Earlier this month, The Atlantic CEO Nicholas Thompson posted a short video on LinkedIn (he does them every day – and they’re super interesting) about this paper, saying that Large Language Models (LLMs) are “increasing the number of people employed in translation.” That’s not exactly what the video said and it is not what the research paper says, but, hey, it made me click on it.
LLMs, and generative AI models use algorithms trained on a lot of text (A LOT of text) to recognize complex patterns. The more text and greater computing power they employ, the better the model performs. At the foundational level, they learn to respond to user requests with relevant, in-context content written in human language – the kind of words and syntax people use during ordinary conversation.
The paper said that LLMs can speed up and even improve translations, particularly for less experienced translators. The researcher looked at training compute, which is the amount of computational power required to train an LLM. The more training compute an LLM has, the faster and better a translator can work. In theory, this could lead to translators working more quickly and thus earning more money for the same number of words.

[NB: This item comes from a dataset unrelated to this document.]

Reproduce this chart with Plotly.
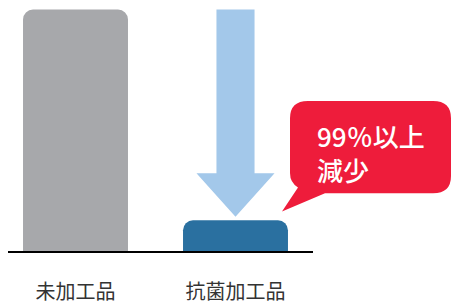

Clearly, neither Nick Thompson nor the paper’s author work in translation. Post machine translation editing fees are often much lower than fully human translation ones. So, I think it’s a leap to say that more people are making money from translating, but it is reasonable to conclude that translators can work more efficiently.
However, I think the research could yield interesting findings about the quality of LLMs and translations in lower-resource languages. The researcher used translators working from English into Arabic, Hindi, and Spanish. It’s well documented that LLMs currently work best in English and other languages that have a large digital presence. Spanish also has a large digital presence, but Arabic and Hindi – not so much.
LLMs may make translation slower in some cases
The study focused on strengthening the argument that the more resources an LLM has in terms of its training compute, the faster and better the translation is. The data supports this hypothesis. It’s hardly surprising.
The researcher didn’t provide the data on whether or not LLMs helped or hindered translation in the first place. Machine translation (a different application of AI) can speed up translation in languages for which lots of digital data is available, and it’s widely assumed that LLMs are the same, if not better. There has been little (if any?) analysis if the same is true for low-digital-resource languages. And this is the first study I’ve seen where the data suggests that it might take longer to translate content using an LLM for Arabic.
And that’s interesting because it supports the idea of how critical digital language data is.
There are 2 big issues here:
- A recognition of the problem – and that it won’t just go away or “big tech” will just build data for low resource languages.
- An acknowledgement of the critical need of resources to develop data and tools that will help narrow the digital gap for speakers of low-resource languages.
The case for developing language technology
This is a global problem: almost half the world’s population, 3.7 billion people, do not speak a major language. It’s no coincidence that those 3.7 billion also have the lowest incomes and are the most marginalized. The problem is particularly acute in crisis situations because datasets cannot be built during a crisis and this blocks access to life-saving information.
A combination of low literacy, a lack of information in local languages, and very little digital information available means that 3.7 billion people will continue to struggle to get information unless there is a fundamental shift in access. While the other half of the world’s population can get information in a language they understand on their phones, computers, and tablets, the most marginalized struggle.
Infographic by CSA Research.
LLMs and language diversity
Language technology and large language models are evolving rapidly, yet only a fraction of the world’s 7,000 languages are meaningfully online.
The development of language technology in low.-resource languages is not increasing quickly enough to bridge the gap, particularly speech and voice technology. In my estimation, around 45 languages have enough training data. Efforts are underway to create more inclusive LLMs that encompass the world’s linguistic diversity. Governments and organizations are creating datasets and models for underrepresented languages. We work with initiatives in India, South Africa, and the UAE, in addition to the efforts of other organizations.
These efforts are a great start, but in our experience, flipping the script on this will require adequate resources, consistent engagement and collaboration for a cohesive and fruitful approach that allows for scale-up.
A call for inclusive language technology
As technology progresses and language models evolve rapidly, access to language tech is improving for some but creating a growing gap for others. For LLMs to truly benefit everyone, governments and donors need to invest in developing digital data. And LLMs need to be trained on more diverse data. This involves creating resources and datasets for underrepresented languages, involving local communities and researchers, and ensuring that AI development is inclusive and equitable. The future of LLMs may be bright, but it’s crucial to ensure that these powerful tools are developed responsibly and inclusively, benefiting the most marginalized.
I appreciate this article and find it insightful, but I wonder if we should invest more energy in post-translation evaluations. Many translations generated by LLMs, particularly for low-resource and gender-neutral languages like Luganda or Swahili, are often not fluent or adequate. Translating from these languages is even more challenging. If we want to improve LLMs’ natural language capabilities, focusing on refining the post-translation process is crucial. This is especially important as we address the broader issue of language inclusion in AI, ensuring that underrepresented languages receive the attention they need for equitable progress.